Paper details
This is a policy report, not an essay; the report should be addressed from one government official, military
officer or policy adviser, representing a named institution, to a policy-maker, either political or military, who
also represents a named policy-making institution.
In my case, it is from the Minister of Defence so we will be answering from that perspective everything else
that is needed is attached
The report should be dated. The writer and recipient of the report may be either imaginary or real people. If
real, they may be alive or now dead
The report should be presented like a policy report: that is to say, your aims in writing it should be to help
the recipient understand an issue in contemporary warfare and to recommend a course of action to deal
with it
Guidelines for writing the policy report
Definition. A policy report is a report designed to assist the policy-making process. Its purpose is to
evaluate policy options on a specific topic for a recipient involved in the policy-making process (for
example, a head of state, a head of government, a Minister for Defence, the Chief of the Defence Staff, the
Chairman of the United States’ Joint Chiefs of Staff, or a parliamentary committee, et al.).

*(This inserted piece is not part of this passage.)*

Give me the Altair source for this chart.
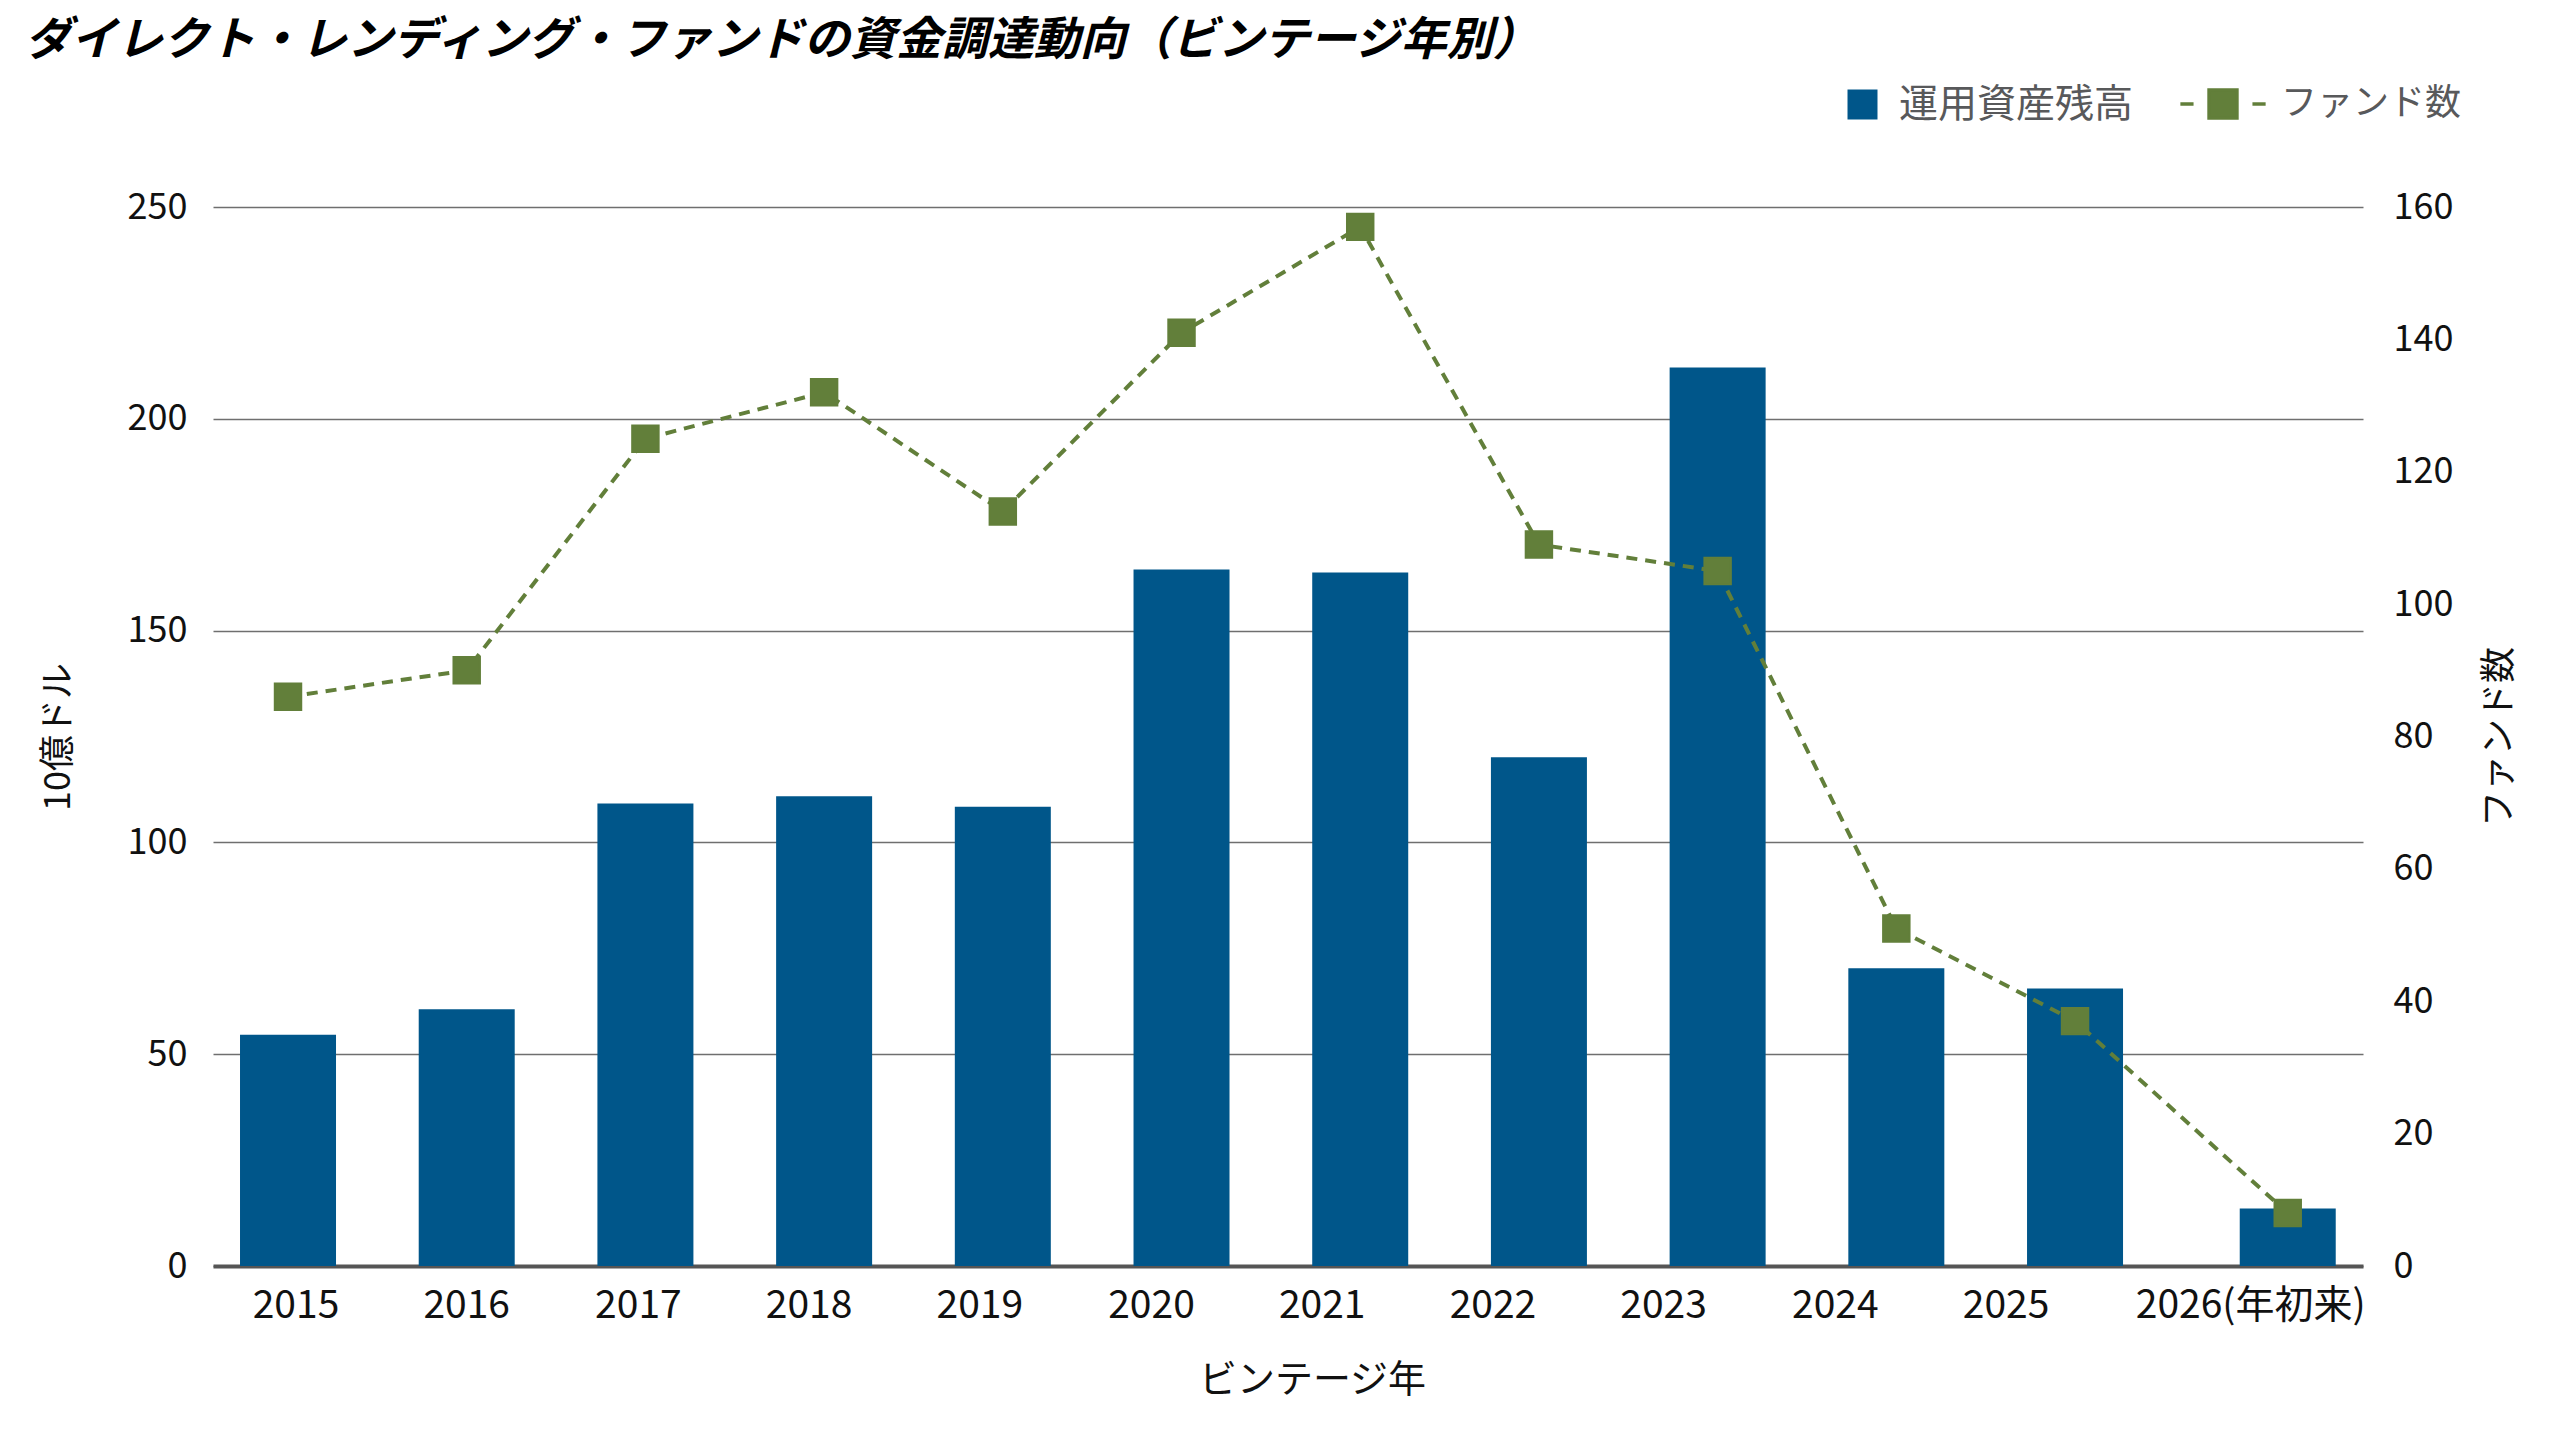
import altair as alt
import pandas as pd

# ---- data ----
years = ["2015", "2016", "2017", "2018", "2019", "2020", "2021", "2022",
         "2023", "2024", "2025", "2026(年初来)"]
aum = [54.6, 60.6, 109.2, 110.9, 108.4, 164.4, 163.7, 120.1, 212.1, 70.3, 65.5, 13.6]
funds = [86, 90, 125, 132, 114, 141, 157, 109, 105, 51, 37, 8]
series_bar = "運用資産残高"
series_line = "ファンド数"
left_ticks = [0, 50, 100, 150, 200, 250]
right_ticks = [0, 20, 40, 60, 80, 100, 120, 140, 160]

TITLE = "ダイレクト・レンディング・ファンドの資金調達動向（ビンテージ年別）"
FONT = "Noto Sans CJK JP"
BLUE = "#00568a"
GREEN = "#627f3a"
TXT = "#111111"

# layout tweaks (style only): the reference's category labels sit on their own
# even grid, and its last (year-to-date) column is pushed a little to the right
LABEL_DX = [8, 0, -7, -15, -23, -30, -38, -46, -54, -61, -69, -3]
LAST_SHIFT = 34

df = pd.DataFrame({
    "year": years,
    "aum": aum,
    "funds": funds,
    "s_bar": [series_bar] * len(years),
    "s_line": [series_line] * len(years),
})

label_offset = {
    "condition": [
        {"test": f"datum.value === '{y}'", "value": d}
        for y, d in zip(years, LABEL_DX) if d != 0
    ],
    "value": 0,
}
shift_last = {"expr": f"datum.year === '{years[-1]}' ? {LAST_SHIFT} : 0"}

x_enc = alt.X(
    "year:N",
    sort=years,
    scale=alt.Scale(paddingInner=0.4628, paddingOuter=0.247, align=0.306),
    axis=alt.Axis(
        title="ビンテージ年", labelAngle=0, labelFont=FONT, labelFontSize=39,
        labelColor=TXT, labelPadding=20, labelLimit=0, ticks=False,
        labelOffset=label_offset,
        domainColor="#555555", domainWidth=4, titleFont=FONT, titleFontSize=38,
        titleFontWeight="normal", titleColor=TXT, titlePadding=36, titleX=1099,
    ),
)

bars = alt.Chart(df).mark_bar(color=BLUE, xOffset=shift_last).encode(
    x=x_enc,
    y=alt.Y(
        "aum:Q",
        scale=alt.Scale(domain=[0, 250]),
        axis=alt.Axis(
            values=left_ticks, title="10億ドル", labelFont=FONT, labelFontSize=36,
            labelColor=TXT, labelPadding=26, ticks=False, domain=False, grid=True,
            gridColor="#6f6f6f", gridWidth=1.5, titleFont=FONT, titleFontSize=36,
            titleFontWeight="normal", titleColor=TXT, titlePadding=50,
        ),
    ),
    fill=alt.Fill(
        "s_bar:N",
        scale=alt.Scale(domain=[series_bar], range=[BLUE]),
        legend=alt.Legend(
            orient="none", legendX=1630, legendY=-122, title=None,
            symbolType="square", symbolSize=900, symbolStrokeWidth=0,
            labelFont=FONT, labelFontSize=39, labelColor="#58595b",
            labelOffset=17, labelLimit=0, padding=0,
        ),
    ),
)

line = alt.Chart(df).mark_line(
    strokeDash=[11, 8], strokeWidth=4, xOffset=shift_last,
    point=alt.OverlayMarkDef(shape="square", size=700, filled=True, fill=GREEN,
                             color=GREEN, xOffset=shift_last),
).encode(
    x=alt.X("year:N", sort=years),
    y=alt.Y(
        "funds:Q",
        scale=alt.Scale(domain=[0, 160]),
        axis=alt.Axis(
            values=right_ticks, orient="right", title="ファンド数", labelFont=FONT,
            labelFontSize=36, labelColor=TXT, labelPadding=30, ticks=False,
            domain=False, grid=False, titleFont=FONT, titleFontSize=36,
            titleFontWeight="normal", titleColor=TXT, titlePadding=30,
            titleAngle=270, titleBaseline="top",
        ),
    ),
    stroke=alt.Stroke(
        "s_line:N",
        scale=alt.Scale(domain=[series_line], range=[GREEN]),
        legend=alt.Legend(
            orient="none", legendX=1992, legendY=-121, title=None,
            symbolType="M-2.75,0H-1.9M-0.9,-0.9H0.9V0.9H-0.9ZM1.9,0H2.75",
            symbolSize=961, labelFont=FONT, labelFontSize=36,
            labelColor="#58595b", labelOffset=40, labelLimit=0, padding=0,
            symbolFillColor=GREEN, symbolStrokeColor=GREEN,
            symbolStrokeWidth=3.5, symbolDash=[1, 0],
        ),
    ),
)

chart = alt.layer(bars, line).resolve_scale(
    y="independent", fill="independent", stroke="independent"
).properties(
    width=2150,
    height=1059,
    autosize=alt.AutoSizeParams(type="none"),
    padding={"left": 213, "top": 207, "right": 197, "bottom": 174},
    title=alt.Title(
        TITLE, anchor="start", frame="group", font=FONT, fontSize=46,
        fontWeight="bold", fontStyle="italic", color="#000000", dx=-188, offset=20,
    ),
).configure_view(stroke=None)

chart.save("out.html", embed_options={"renderer": "svg", "actions": False})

Content. you should (a) summarize a problem, issue, task, challenge, or mission arising in contemporary
warfare or contemporary security, describing the background to it; and (b) put forward a recommendation or
recommendations as to what measures the government or military concerned should take in relation to it.
You may recommend either that an entirely new policy or initiative be adopted, or that the existing policy
should remain the same, or that the existing policy should be altered to some extent. If there are a number
of options, you should make the policy-maker aware of them and weigh them up, considering their
competing advantages and disadvantages. The report should state clearly which option you think best.
Your recommendations should be practical and realistic. Matters you may want to consider in deciding
whether they are practical and realistic are: (i) are the resources available to implement the recommended
course of action? (ii) does the recommended course of action involve political risks? (iii) does the
recommended course of action raise moral issues?
Style. you may use images, maps, graphs, statistical tables or other types of illustration if you think they
would help the policy-maker understand the matter better. You may use other stylistic devices as well (e.g.
bullet points, an executive summary at the head of the report) if you think that this would help the policymaker understand the issue better.
References, bibliography and length in words. In only two respects should the policy report differ from one
you would see in the Ministry of Defence in London or the Pentagon in Washington, DC: it should be fully
referenced and should contain a bibliography. For referencing, you should use either the Chicago or the
Harvard system (remember that Chicago footnotes do not count towards the word length of the report,
whereas Harvard in-text references do count towards it).